Dataset content
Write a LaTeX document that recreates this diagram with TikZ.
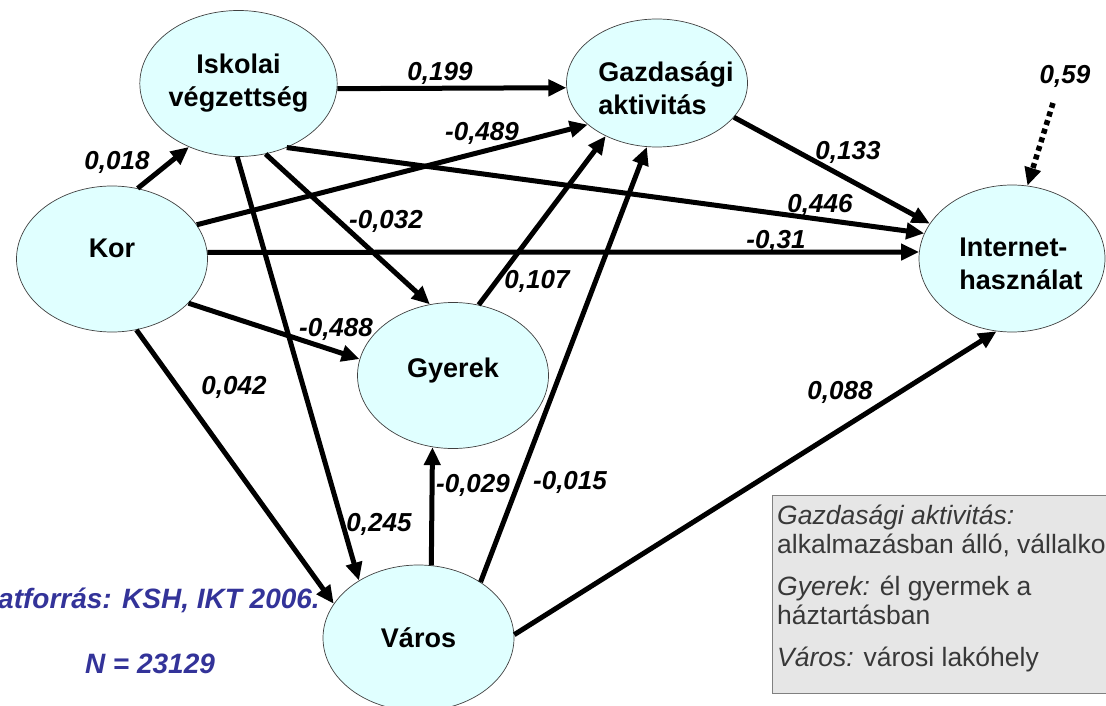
\documentclass[tikz,border=0pt]{standalone}
\usepackage{fontspec}
\setmainfont{Liberation Sans}
\usetikzlibrary{shapes.geometric,arrows.meta}
\definecolor{ellfill}{HTML}{E0FFFF}
\definecolor{srcblue}{HTML}{333399}
\definecolor{boxfill}{HTML}{E6E6E6}
\definecolor{boxline}{HTML}{808080}
\definecolor{boxtext}{HTML}{383838}

\begin{document}
\begin{tikzpicture}[x=1pt,y=-1pt,
  factor/.style={ellipse, draw=black!75, line width=0.7pt, fill=ellfill, inner sep=0pt, align=center,
    minimum width=191pt, minimum height=146pt, font=\fontsize{27}{33}\selectfont\bfseries},
  coef/.style={inner sep=0pt, font=\fontsize{26}{30}\selectfont\bfseries\itshape},
  effect/.style={line width=5pt, -{Triangle[length=18pt,width=16pt]}},
  resid/.style={effect, line width=5.5pt, dash pattern=on 5pt off 4pt},
  source/.style={inner sep=0pt, text=srcblue, font=\fontsize{28}{30}\selectfont\bfseries\itshape},
  legend/.style={inner sep=0pt, align=left, text=boxtext, font=\fontsize{26.5}{29}\selectfont}]
\useasboundingbox (0,0) rectangle (1106,706);

% factors
\node[factor] (isk) at (238.5,83.5) {Iskolai\\végzettség};
\node[factor, minimum width=181pt, minimum height=128pt, align=left, inner xsep=-20pt] (gaz) at (657,83)
  {\rule{0pt}{30pt}\hspace*{18pt}Gazdasági\\\hspace*{18pt}aktivitás};
\node[factor, text height=19pt, text depth=22pt] (kor) at (112,259) {Kor};
\node[factor, text height=19pt, text depth=16pt] (gye) at (453,375.5) {Gyerek};
\node[factor] (var) at (418.5,638) {Város};
\node[factor, minimum width=186pt, minimum height=147pt, align=left, inner xsep=-20pt] (int) at (1012,258.5)
  {\rule{0pt}{30pt}\hspace*{18pt}Internet-\\\hspace*{18pt}használat};
\coordinate (err) at (1053,103);

% paths
\draw[effect] (kor.70) -- (isk.232);
\draw[effect] (isk.357) -- (gaz.183);
\draw[effect] (kor.22) -- (gaz.211);
\draw[effect] (isk.307) -- (int.164);
\draw[effect] (kor.4) -- (int.176);
\draw[effect] (isk.291) -- (gye.108);
\draw[effect] (kor.330) -- (gye.170);
\draw[effect] (kor.289) -- (var.158);
\draw[effect] (isk.269) -- (var.136);
\draw[effect] (gye.70) -- (gaz.226);
\draw[effect] (var.42) -- (gaz.261);
\draw[effect] (var.80) -- (gye.254);
\draw[effect] (gaz.336) -- (int.157);
\draw[effect] (var.2) -- (int.258);
\draw[resid] (err) -- (int.78);

% coefficients
\node[coef] (c018) at (117,162) {0,018};
\node[coef] (c199) at (440,73) {0,199};
\node[coef] (c489) at (482,133) {-0,489};
\node[coef] (c032) at (386,221) {-0,032};
\node[coef] (c107) at (537,281) {0,107};
\node[coef] (c488) at (336,329) {-0,488};
\node[coef] (c042) at (234,387) {0,042};
\node[coef] (c245) at (379,524) {0,245};
\node[coef] (c029) at (473,485) {-0,029};
\node[coef] (c015) at (570,482) {-0,015};
\node[coef] (c133) at (848,152) {0,133};
\node[coef] (c446) at (820,205) {0,446};
\node[coef] (c031) at (776,241) {-0,31};
\node[coef] (c088) at (840,392) {0,088};
\node[coef] (c059) at (1065,76) {0,59};

% source
\node[source, anchor=base east] (src) at (320,608) {atforrás: KSH, IKT 2006.};
\node[source, anchor=base] (nn) at (150,673) {N = 23129};

% legend
\draw[fill=boxfill, draw=boxline, line width=1pt] (772,495) rectangle (1130,693);
\node[legend, anchor=north west] (leg) at (777,505) {\textit{Gazdasági aktivitás:}\\alkalmazásban álló, vállalko\\[13pt]
  \textit{Gyerek:} él gyermek a\\háztartásban\\[13pt]\textit{Város:} városi lakóhely};
\end{tikzpicture}
\end{document}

Work to complete
Output each line exactly; omit every picture.

Solution for this problem
Write a LaTeX document that recreates this diagram with TikZ.
\documentclass[tikz,border=0pt]{standalone}
\usepackage{fontspec}
\setmainfont{Liberation Sans}
\usetikzlibrary{shapes.geometric,arrows.meta}
\definecolor{ellfill}{HTML}{E0FFFF}
\definecolor{srcblue}{HTML}{333399}
\definecolor{boxfill}{HTML}{E6E6E6}
\definecolor{boxline}{HTML}{808080}
\definecolor{boxtext}{HTML}{383838}

\begin{document}
\begin{tikzpicture}[x=1pt,y=-1pt,
  factor/.style={ellipse, draw=black!75, line width=0.7pt, fill=ellfill, inner sep=0pt, align=center,
    minimum width=191pt, minimum height=146pt, font=\fontsize{27}{33}\selectfont\bfseries},
  coef/.style={inner sep=0pt, font=\fontsize{26}{30}\selectfont\bfseries\itshape},
  effect/.style={line width=5pt, -{Triangle[length=18pt,width=16pt]}},
  resid/.style={effect, line width=5.5pt, dash pattern=on 5pt off 4pt},
  source/.style={inner sep=0pt, text=srcblue, font=\fontsize{28}{30}\selectfont\bfseries\itshape},
  legend/.style={inner sep=0pt, align=left, text=boxtext, font=\fontsize{26.5}{29}\selectfont}]
\useasboundingbox (0,0) rectangle (1106,706);

% factors
\node[factor] (isk) at (238.5,83.5) {Iskolai\\végzettség};
\node[factor, minimum width=181pt, minimum height=128pt, align=left, inner xsep=-20pt] (gaz) at (657,83)
  {\rule{0pt}{30pt}\hspace*{18pt}Gazdasági\\\hspace*{18pt}aktivitás};
\node[factor, text height=19pt, text depth=22pt] (kor) at (112,259) {Kor};
\node[factor, text height=19pt, text depth=16pt] (gye) at (453,375.5) {Gyerek};
\node[factor] (var) at (418.5,638) {Város};
\node[factor, minimum width=186pt, minimum height=147pt, align=left, inner xsep=-20pt] (int) at (1012,258.5)
  {\rule{0pt}{30pt}\hspace*{18pt}Internet-\\\hspace*{18pt}használat};
\coordinate (err) at (1053,103);

% paths
\draw[effect] (kor.70) -- (isk.232);
\draw[effect] (isk.357) -- (gaz.183);
\draw[effect] (kor.22) -- (gaz.211);
\draw[effect] (isk.307) -- (int.164);
\draw[effect] (kor.4) -- (int.176);
\draw[effect] (isk.291) -- (gye.108);
\draw[effect] (kor.330) -- (gye.170);
\draw[effect] (kor.289) -- (var.158);
\draw[effect] (isk.269) -- (var.136);
\draw[effect] (gye.70) -- (gaz.226);
\draw[effect] (var.42) -- (gaz.261);
\draw[effect] (var.80) -- (gye.254);
\draw[effect] (gaz.336) -- (int.157);
\draw[effect] (var.2) -- (int.258);
\draw[resid] (err) -- (int.78);

% coefficients
\node[coef] (c018) at (117,162) {0,018};
\node[coef] (c199) at (440,73) {0,199};
\node[coef] (c489) at (482,133) {-0,489};
\node[coef] (c032) at (386,221) {-0,032};
\node[coef] (c107) at (537,281) {0,107};
\node[coef] (c488) at (336,329) {-0,488};
\node[coef] (c042) at (234,387) {0,042};
\node[coef] (c245) at (379,524) {0,245};
\node[coef] (c029) at (473,485) {-0,029};
\node[coef] (c015) at (570,482) {-0,015};
\node[coef] (c133) at (848,152) {0,133};
\node[coef] (c446) at (820,205) {0,446};
\node[coef] (c031) at (776,241) {-0,31};
\node[coef] (c088) at (840,392) {0,088};
\node[coef] (c059) at (1065,76) {0,59};

% source
\node[source, anchor=base east] (src) at (320,608) {atforrás: KSH, IKT 2006.};
\node[source, anchor=base] (nn) at (150,673) {N = 23129};

% legend
\draw[fill=boxfill, draw=boxline, line width=1pt] (772,495) rectangle (1130,693);
\node[legend, anchor=north west] (leg) at (777,505) {\textit{Gazdasági aktivitás:}\\alkalmazásban álló, vállalko\\[13pt]
  \textit{Gyerek:} él gyermek a\\háztartásban\\[13pt]\textit{Város:} városi lakóhely};
\end{tikzpicture}
\end{document}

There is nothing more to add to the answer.